How to use mixed-precision when converting PyTorch model to TRT model by TensorRT?

Description

Hi.
I want to use mixed-precision when converting PyTorch model to TRT model by TensorRT. My conversion process is PyTorch->ONNX->TRT. I can select a quantization mode by setting builder.int8_mode = True or builder.fp16_mode = True. Is there any way to set mixed-precision in this process? If the mixed-precision can not be set in this process, is there any other way to set it ? I would be very grateful if any help is provided.

Environment

TensorRT Version: 7.1.3.4
GPU Type: 1080Ti
Nvidia Driver Version: 440.40
CUDA Version: 10.2
CUDNN Version: 8.0.2
Operating System + Version: Ubuntu16.04
Python Version (if applicable): 3.6
PyTorch Version (if applicable): 1.5

Hi,
Request you to share the ONNX model and the script if not shared already so that we can assist you better.
Alongside you can try few things:

  1. validating your model with the below snippet

check_model.py

import sys
import onnx
filename = yourONNXmodel
model = onnx.load(filename)
onnx.checker.check_model(model).
2) Try running your model with trtexec command.
https://github.com/NVIDIA/TensorRT/tree/master/samples/opensource/trtexec
In case you are still facing issue, request you to share the trtexec “”–verbose"" log for further debugging
Thanks!

Hi @xingxing-123,

Following may help you.
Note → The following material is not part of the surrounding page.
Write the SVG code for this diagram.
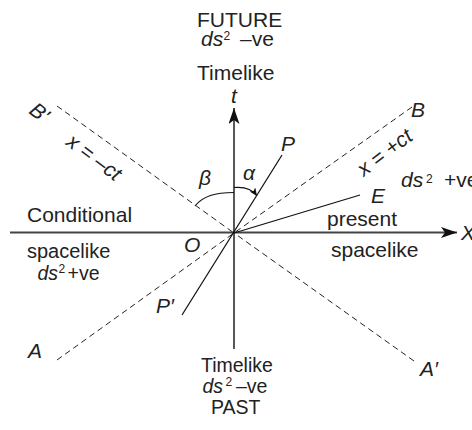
<svg xmlns="http://www.w3.org/2000/svg" width="472" height="430" viewBox="0 0 472 430">
<defs>
<style>
text{font-family:"Liberation Sans",Arial,sans-serif;fill:#222;font-size:21px}
.i{font-style:italic}
.sup{font-size:12px;font-style:normal}
.b{font-size:19.5px}
.axis{stroke:#111;stroke-width:1.4;fill:none}
.haxis{stroke:#444;stroke-width:1.8;fill:none}
.dash{stroke:#222;stroke-width:1;stroke-dasharray:6 4;fill:none}
.ln{stroke:#111;stroke-width:1.2;fill:none}
</style>
<marker id="ah" viewBox="0 0 16 11" refX="16" refY="5.5" markerWidth="16" markerHeight="11" markerUnits="userSpaceOnUse" orient="auto"><path d="M16,5.5 L0,0 L4,5.5 L0,11 Z" fill="#111"/></marker>
<marker id="sa" viewBox="0 0 8 7" refX="8" refY="3.5" markerWidth="8" markerHeight="7" markerUnits="userSpaceOnUse" orient="auto"><path d="M8,3.5 L0,0 L2,3.5 L0,7 Z" fill="#111"/></marker>
</defs>

<g id="connectors">
<line class="haxis" x1="10" y1="232.5" x2="457" y2="232.5" marker-end="url(#ah)"/>
<line class="axis" x1="234" y1="349" x2="234" y2="108" marker-end="url(#ah)"/>
<line class="dash" x1="57" y1="106" x2="234" y2="233"/>
<line class="dash" x1="412" y1="107" x2="234" y2="233"/>
<line class="dash" x1="57" y1="360" x2="234" y2="233"/>
<line class="dash" x1="414" y1="361" x2="234" y2="233"/>
<line class="ln" x1="182" y1="315" x2="282" y2="155"/>
<line class="ln" x1="234" y1="233" x2="360" y2="195"/>
<path class="ln" d="M195,206 C203,196 215,192.5 234,192.5"/>
<path class="ln" d="M234,187.5 Q250,186 257,196" marker-end="url(#sa)"/>
</g>

<g id="future">
<text x="197" y="26.5">FUTURE</text>
<text x="201" y="46"><tspan class="i">ds</tspan></text>
<text x="223.5" y="39.5" class="sup">2</text>
<text x="240" y="46">–ve</text>
<text x="197" y="79.5">Timelike</text>
</g>

<g id="past">
<text x="201" y="372" class="b">Timelike</text>
<text x="202.5" y="393.3" class="b i">ds</text>
<text x="225.5" y="386" class="sup">2</text>
<text x="236" y="393.3" class="b">–ve</text>
<text x="211" y="414" class="b">PAST</text>
</g>

<g id="left-region">
<text x="27" y="222">Conditional</text>
<text x="27" y="258" style="font-size:20px">spacelike</text>
<text x="37.5" y="280" class="i" style="font-size:19.5px">ds</text>
<text x="58.5" y="272.7" class="sup">2</text>
<text x="67.5" y="280" style="font-size:19.5px">+ve</text>
</g>

<g id="right-region">
<text x="401" y="187.3" class="i">ds</text>
<text x="426" y="182.7" class="sup">2</text>
<text x="444" y="187.3">+ve</text>
<text x="327" y="226">present</text>
<text x="331" y="257">spacelike</text>
</g>

<g id="labels">
<text x="231" y="103" class="i">t</text>
<text x="461" y="240" class="i">X</text>
<text x="184" y="252" class="i">O</text>
<text x="281" y="151" class="i">P</text>
<text x="156" y="313" class="i">P′</text>
<text x="371" y="203" class="i">E</text>
<text x="411" y="117" class="i">B</text>
<text x="28" y="358" class="i">A</text>
<text x="420" y="376" class="i">A′</text>
<text x="243" y="180" class="i">α</text>
<text x="199" y="185" class="i">β</text>
<text class="i" text-anchor="middle" transform="translate(35,118) rotate(38)">B'</text>
<text class="i" text-anchor="middle" transform="translate(90,163) rotate(37)">x = –ct</text>
<text class="i" text-anchor="middle" transform="translate(389,158) rotate(-37)">x = +ct</text>
</g>
</svg>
Please refer

Hi,
Thanks for your reply. Here is one onnx file of ResNet50. What I want to do is, for example, setting the first layer being FP16 mode and other layers being INT8 mode. Is it possible to realize the mixed-precision by trtexec. I notice that one option of trtexec is “–best” which enbles all precisions. Could this options realize the mixed-precision automatically? Maybe my understanding of mixed-precision is inaccurate, and could you provide more detailed help
?

Hi,
thanks for your reply. From the provided link, I got the information of “you can specify the layer precision using the precision flag: layer.precision = trt.int8” in " Mixed Precision Using The Python API". When I futher followed the guide in int8_caffe_mnist I didn’t find layer.precision. I’m not quite sure what layer is and how to get it programmatically. Could you please provide more information, such as other sample python code?

@xingxing-123,

Sorry for the delayed response.
Yes trtexec --best would enable all supported precisions(mixed) for inference.
https://docs.nvidia.com/deeplearning/tensorrt/best-practices/index.html#mixed-precision
Currently we do not have python sample represents layer precision. Looks like given sample in the doc user builder config calibrator.

Thank you.